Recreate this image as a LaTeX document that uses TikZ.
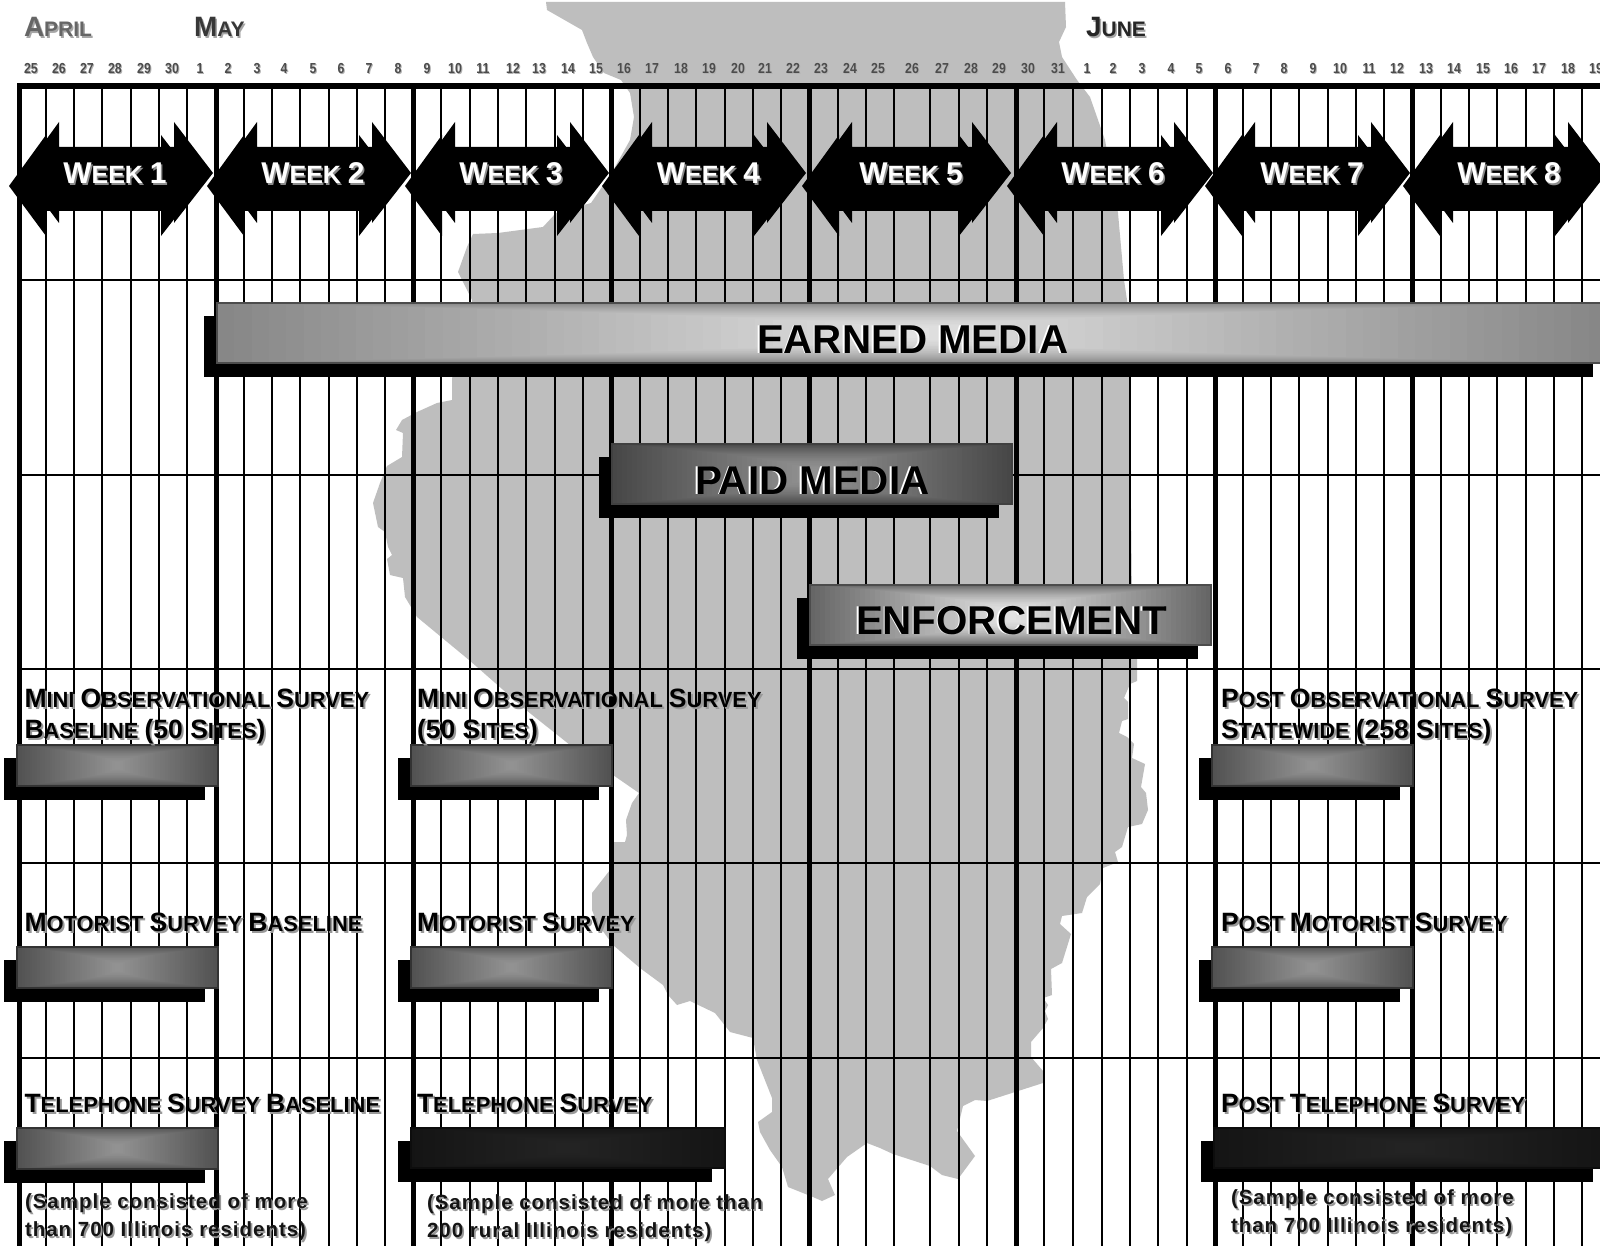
\documentclass[tikz,border=0pt]{standalone}
\usepackage{fontspec}
\setmainfont{Liberation Sans}
\newfontfamily\datefont[FakeStretch=0.85]{Liberation Sans Bold}
\definecolor{mapgray}{HTML}{BEBEBE}
\newcommand{\Ca}[1]{{\fontsize{26.5}{26}\selectfont #1}}
\newcommand{\Cb}[1]{{\fontsize{28}{28}\selectfont #1}}
\newcommand{\Cw}[1]{{\fontsize{30}{30}\selectfont #1}}
\tikzset{
  x=1pt,y=-1pt,
  thinline/.style={black,line width=1.8pt},
  thickline/.style={black,line width=5pt},
  base text/.style={anchor=base west,inner sep=0pt,outer sep=0pt},
  survey/.style={base text,font=\bfseries\fontsize{21.9}{26}\selectfont},
  sample/.style={base text,font=\bfseries\fontsize{20.5}{24}\selectfont\addfontfeature{LetterSpace=4.8}},
  month/.style={base text,font=\bfseries\fontsize{21}{28}\selectfont},
  weeklabel/.style={anchor=base,inner sep=0pt,font=\bfseries\fontsize{25}{30}\selectfont},
  headline/.style={base text,font=\bfseries\fontsize{40.3}{44}\selectfont},
  datelabel/.style={anchor=base,inner sep=0pt,font=\datefont\fontsize{14.5}{16}\selectfont},
}
% gradient bar with contours that run from the centre to the rim
\newcommand{\gbar}[6]{%
  \colorlet{gout}{#5}\colorlet{gin}{#6}%
  \foreach \gi in {0,...,40}{%
    \pgfmathsetmacro\gt{1-\gi/40}%
    \pgfmathsetmacro\gp{100*\gi/40}%
    \pgfmathsetmacro\gcx{(#1+#3)/2}%
    \pgfmathsetmacro\gcy{(#2+#4)/2}%
    \pgfmathsetmacro\ghw{(#3-#1)/2*\gt}%
    \pgfmathsetmacro\ghh{(#4-#2)/2*sqrt(\gt)}%
    \fill[gin!\gp!gout] (\gcx-\ghw,\gcy-\ghh) rectangle (\gcx+\ghw,\gcy+\ghh);
  }%
}
% shadow then bar: x1 y1 x2 y2 outer inner edge
\newcommand{\sbar}[7]{%
  \fill[black] ({#1-13.5},{#2+13}) rectangle ({#3-13.5},{#4+14});
  \gbar{#1}{#2}{#3}{#4}{#5}{#6}
  \draw[#7,line width=1.2pt] (#1,#2) rectangle (#3,#4);
}
\newcommand{\slab}[4]{% name, x, y, text
  \node[survey,text=black!40] (#1s) at ({#2+2},{#3+2.2}) {#4};
  \node[survey,text=black] (#1) at (#2,#3) {#4};
}
\newcommand{\tlab}[4]{%
  \node[sample,text=black!40] (#1s) at ({#2+1.8},{#3+2}) {#4};
  \node[sample,text=black!92] (#1) at (#2,#3) {#4};
}
\newcommand{\hlab}[4]{%
  \node[headline,text=white] (#1s) at ({#2-1.6},{#3+0.6}) {#4};
  \node[headline,text=black] (#1) at (#2,#3) {#4};
}
\newcommand{\mlab}[5]{% name x y textcolour text
  \node[month,text=black!35] (#1s) at ({#2+1.5},{#3+1.5}) {#5};
  \node[month,text=#4] (#1) at (#2,#3) {#5};
}
\begin{document}
\begin{tikzpicture}
\useasboundingbox (0,0) rectangle (1600,1246);
\clip (0,0) rectangle (1600,1246);
\fill[white] (0,0) rectangle (1600,1246);
% state map
\fill[mapgray] (546,2) -- (547,10) -- (582,30) -- (587,43) -- (593,57) -- (604,73) -- (621,80) -- (630,93) -- (634,117) -- (630,140) -- (615,167) -- (600,190) -- (591,203) -- (556,213) -- (543,227) -- (498,233) -- (473,234) -- (467,247) -- (458,272) -- (463,282) -- (472,300) -- (475,340)
 -- (452,378) -- (452,400) -- (437,403) -- (417,412) -- (402,420) -- (396,430) -- (403,433) -- (402,457) -- (387,466) -- (380,483) -- (373,503) -- (378,527) -- (385,532) -- (388,547) -- (392,555) -- (387,559) -- (390,575) -- (403,578) -- (405,597) -- (417,617) -- (469,660) -- (526,710) -- (570,745)
 -- (613,775) -- (639,793) -- (632,803) -- (626,820) -- (627,835) -- (625,842) -- (614,842) -- (610,870) -- (592,893) -- (592,910) -- (597,923) -- (613,945) -- (640,968) -- (663,985) -- (668,995) -- (677,1005) -- (690,1001) -- (715,1013) -- (730,1032) -- (753,1038) -- (757,1060) -- (772,1098) -- (772,1112) -- (758,1122) -- (760,1132) -- (770,1150) -- (782,1167) -- (788,1187) -- (813,1197) -- (822,1201) -- (835,1195) -- (828,1179) -- (847,1157) -- (867,1143) -- (880,1148) -- (893,1154) -- (930,1166) -- (942,1175) -- (958,1179)
 -- (975,1156) -- (957,1131) -- (963,1106) -- (975,1100) -- (987,1101) -- (1043,1083) -- (1043,1071) -- (1031,1057) -- (1031,1042) -- (1043,1028) -- (1048,1019) -- (1045,1011) -- (1048,1005) -- (1043,998) -- (1052,995) -- (1051,969) -- (1062,963) -- (1071,934) -- (1060,924) -- (1062,916) -- (1082,913) -- (1087,897) -- (1100,884) -- (1103,868) -- (1118,862) -- (1115,852) -- (1122,847) -- (1128,827) -- (1142,824) -- (1148,810) -- (1146,793) -- (1141,787) -- (1145,764) -- (1132,758) -- (1134,744) -- (1127,737) -- (1119,733) -- (1122,721) -- (1128,719) -- (1128,702) -- (1124,698) -- (1130,684) -- (1137,681) -- (1137,659) -- (1132,600) -- (1130,420) -- (1127,300) -- (1124,280) -- (1118,213) -- (1105,140) -- (1090,97) -- (1077,80) -- (1062,57) -- (1059,42) -- (1066,27) -- (1065,2) -- cycle;
% grid
\foreach \gx in {46,74,102,131,159,187,244,272,300,329,357,385,441,470,498,526,555,583,640,668,696,725,753,781,838,866,894,930,959,987,1044,1073,1102,1130,1158,1187,1243,1271,1299,1328,1356,1384,1441,1469,1497,1526,1554,1582}
  \draw[thinline] (\gx,86) -- (\gx,1246);
\foreach \gy in {280,475,669,863,1058}
  \draw[thinline] (20,\gy) -- (1600,\gy);
\foreach \gx in {19.5,216,413,611,809,1016,1215,1412}
  \draw[thickline] (\gx,86) -- (\gx,1246);
\fill[black] (17,83) rectangle (1600,89);
% week arrows: left head x, length
\foreach \L/\W in {59/115,257/115,455/115,652/115,852/120,1057/117,1255/116,1453/115}{
  \foreach \dx/\dy in {-13/13,0/0}{
    \fill[black] (\L-37+\dx,173+\dy) -- (\L+\dx,122+\dy) -- (\L+\dx,147+\dy) -- (\L+\W+\dx,147+\dy) -- (\L+\W+\dx,122+\dy) -- (\L+\W+39+\dx,173+\dy) -- (\L+\W+\dx,223+\dy) -- (\L+\W+\dx,198+\dy) -- (\L+\dx,198+\dy) -- (\L+\dx,223+\dy) -- cycle;
  }
}
\foreach \C/\w in {115/1,313/2,511/3,708.5/4,911/5,1113/6,1312/7,1509/8}{
  \node[weeklabel,text=black!45] (w\w s) at (\C+1.5,185.5) {\Cw{W}EEK \Cw{\w}};
  \node[weeklabel,text=white] (w\w) at (\C,184) {\Cw{W}EEK \Cw{\w}};
}
% bars
\sbar{217}{303}{1606}{363}{black!47}{black!11}{black!70}
\sbar{612}{444}{1012}{504}{black!72}{black!42}{black!75}
\sbar{810}{585}{1211}{645}{black!60}{black!10}{black!70}
\foreach \bx/\by in {17/745,411/745,1212/745,17/947,411/947,1212/947,17/1128}{
  \pgfmathsetmacro\bxx{\bx+201}\pgfmathsetmacro\byy{\by+41}
  \sbar{\bx}{\by}{\bxx}{\byy}{black!68}{black!42}{black!80}
}
\sbar{411}{1128}{725}{1168}{black!92}{black!86}{black!95}
\sbar{1214}{1128}{1606}{1168}{black!92}{black!86}{black!95}
% headline text
\hlab{earned}{757}{353}{EARNED MEDIA}
\hlab{paid}{695}{494}{PAID MEDIA}
\hlab{enforce}{856}{634}{ENFORCEMENT}
% survey labels
\slab{a1}{24.5}{707}{\Ca{M}INI \Ca{O}BSERVATIONAL \Ca{S}URVEY}
\slab{a2}{24.5}{738}{\Ca{B}ASELINE \Ca{(50 S}ITES\Ca{)}}
\slab{b1}{417}{707}{\Ca{M}INI \Ca{O}BSERVATIONAL \Ca{S}URVEY}
\slab{b2}{417}{738}{\Ca{(50 S}ITES\Ca{)}}
\slab{c1}{1221}{707}{\Ca{P}OST \Ca{O}BSERVATIONAL \Ca{S}URVEY}
\slab{c2}{1221}{738}{\Ca{S}TATEWIDE \Ca{(258 S}ITES\Ca{)}}
\slab{d1}{24.5}{931}{\Ca{M}OTORIST \Ca{S}URVEY \Ca{B}ASELINE}
\slab{d2}{417}{931}{\Ca{M}OTORIST \Ca{S}URVEY}
\slab{d3}{1221}{931}{\Ca{P}OST \Ca{M}OTORIST \Ca{S}URVEY}
\slab{e1}{24.5}{1112}{\Ca{T}ELEPHONE \Ca{S}URVEY \Ca{B}ASELINE}
\slab{e2}{417}{1112}{\Ca{T}ELEPHONE \Ca{S}URVEY}
\slab{e3}{1221}{1112}{\Ca{P}OST \Ca{T}ELEPHONE \Ca{S}URVEY}
% sample notes
\tlab{s1}{25}{1208}{(Sample consisted of more}
\tlab{s2}{25}{1236}{than 700 Illinois residents)}
\tlab{s3}{427}{1209}{(Sample consisted of more than}
\tlab{s4}{427}{1237}{200 rural Illinois residents)}
\tlab{s5}{1231}{1204}{(Sample consisted of more}
\tlab{s6}{1231}{1232}{than 700 Illinois residents)}
% months
\mlab{apr}{24}{37}{black!60}{\Cb{A}PRIL}
\mlab{may}{194}{37}{black!78}{\Cb{M}AY}
\mlab{jun}{1086}{37}{black!85}{\Cb{J}UNE}
% dates
\foreach \dx/\dt [count=\di] in {31/25,59/26,87/27,115/28,144/29,172/30,200/1,228/2,257/3,284/4,313/5,341/6,369/7,398/8,427/9,455/10,483/11,513/12,539/13,568/14,596/15,624/16,652/17,681/18,709/19,738/20,765/21,793/22,821/23,850/24,878/25,912/26,942/27,971/28,999/29,1028/30,1058/31,1087/1,1113/2,1142/3,1171/4,1199/5,1228/6,1256/7,1284/8,1313/9,1340/10,1369/11,1397/12,1426/13,1454/14,1483/15,1511/16,1539/17,1568/18,1596/19}{
  \node[datelabel,text=black!30] (ds\di) at (\dx+1,75) {\dt};
  \node[datelabel,text=black!70] (dd\di) at (\dx,74) {\dt};
}
\end{tikzpicture}
\end{document}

Your goal: Pull every line containing "that" out of the data above.

Correct result:
Recreate this image as a LaTeX document that uses TikZ.
% gradient bar with contours that run from the centre to the rim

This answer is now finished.